As we post this, we are moving on to Byron Bay for a few more snorkeling sessions at a new spot for us, Julian Rocks, while the conditions are calm. More on this next week!

23 thoughts on “More Solitary Explorations

  1. The water was cloudy but you did capture many beautiful photos anyway. Are barnacles on the drives already? No way!

    • Hi John, yes the water clarity was not ideal, but better further off the coast and down deeper. Barnacles… yes a few on the sail drives but really easy to wipe off with the gloved hand. We haven’t been doing long runs, when you sit they tend to collect.

  2. Glad you stopped and waited long enough to capture the diversity and colour of the underwater life. The fact that so many just pass by might be a very good thing for the health of the area. Some of the colours are amazing.

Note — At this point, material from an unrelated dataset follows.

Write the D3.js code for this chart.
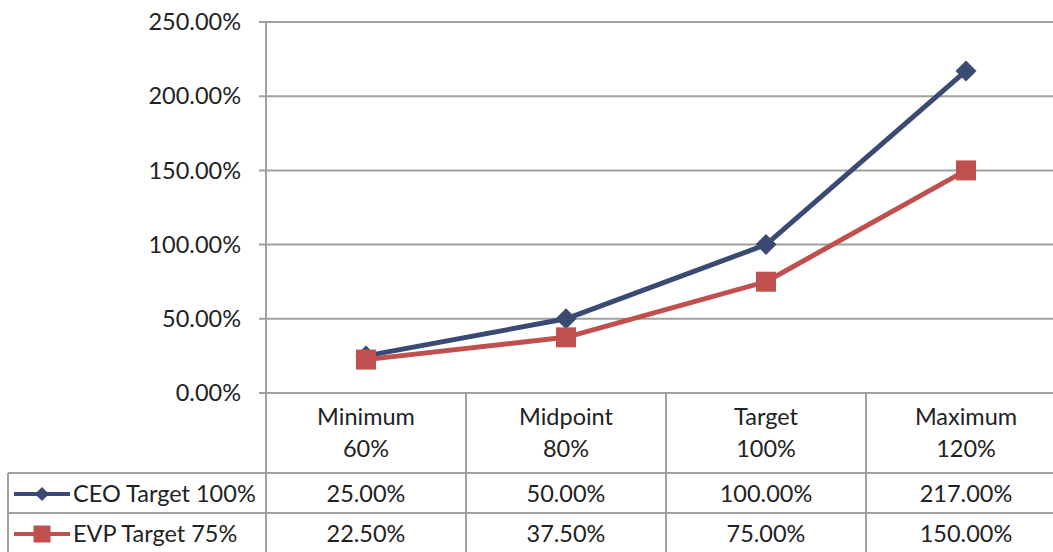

    • Morning Ann! Yes the Solitaries are not well known. The commercial dive boats tend to favour South Solitary but we haven’t seen anyone at the others. As you say a good thing in a way. We checked out all the moorings during our dives and most looked like they had not been serviced for ages! By far the best for colour was North Solitary. It was a “grand” site where you felt the depth and size. Nice way to end our tour!

  3. Glad you’ve been having some good snorkels. How did you find out about the Solitary islands?

    • Hi Graham, yes it’s the beauty of this group of islets at the meeting point between temperate Southern waters from warm waters from the East Coast Current. You should go there in Asteroid!

  4. Hello from practical me – are you proposing to print your tracking address on all future posts? I just love to see exactly where you are when I click on and ‘what you are doing’ . . . . . moving at 5 knots at the moment 🙂 !!!

    • Hi Eha, our satellite reference is on the website so you have access to it on all posts as long as we use PredictWind. It has been on there for over a year BTW 😊. And yes very slow moving under spinnaker as there is hardly any wind, but it beats motoring. Did you like what we got up to this week?

    • Hi Mick, yes the free-diving course was really worthwhile but you need to keep training to keep your breath holds long enough! Jetty Dive at Coffs do tours to South Solitary in particular and in the right conditions to North Solitary. Good if you want to scuba dive.

  5. Thanks for the pics and news. The Solitaries look fantastic, a bit of everything and the colours were really great. The news from here is the specialist and his entourage visited about an hour ago and my lungs are pretty shot. I will be here for 7 days on the antibiotic drip. I cannot tolerate it orally.. so at this stage I will get out next Wednesday, all things going well. Take care and travel safely

  6. Glad that the weather enabled you to get an albeit brief look at the Solitaries. I hope that Byron treats you kindly.

    • Hi Bill, the Solitaries were worth finally snorkeling at, with the best for last! Now at Byron… Julian Rocks tomorrow if the weather allows!

  7. Stunning shots Chris! never would have imagined all that colour and beauty in the sub-tropics.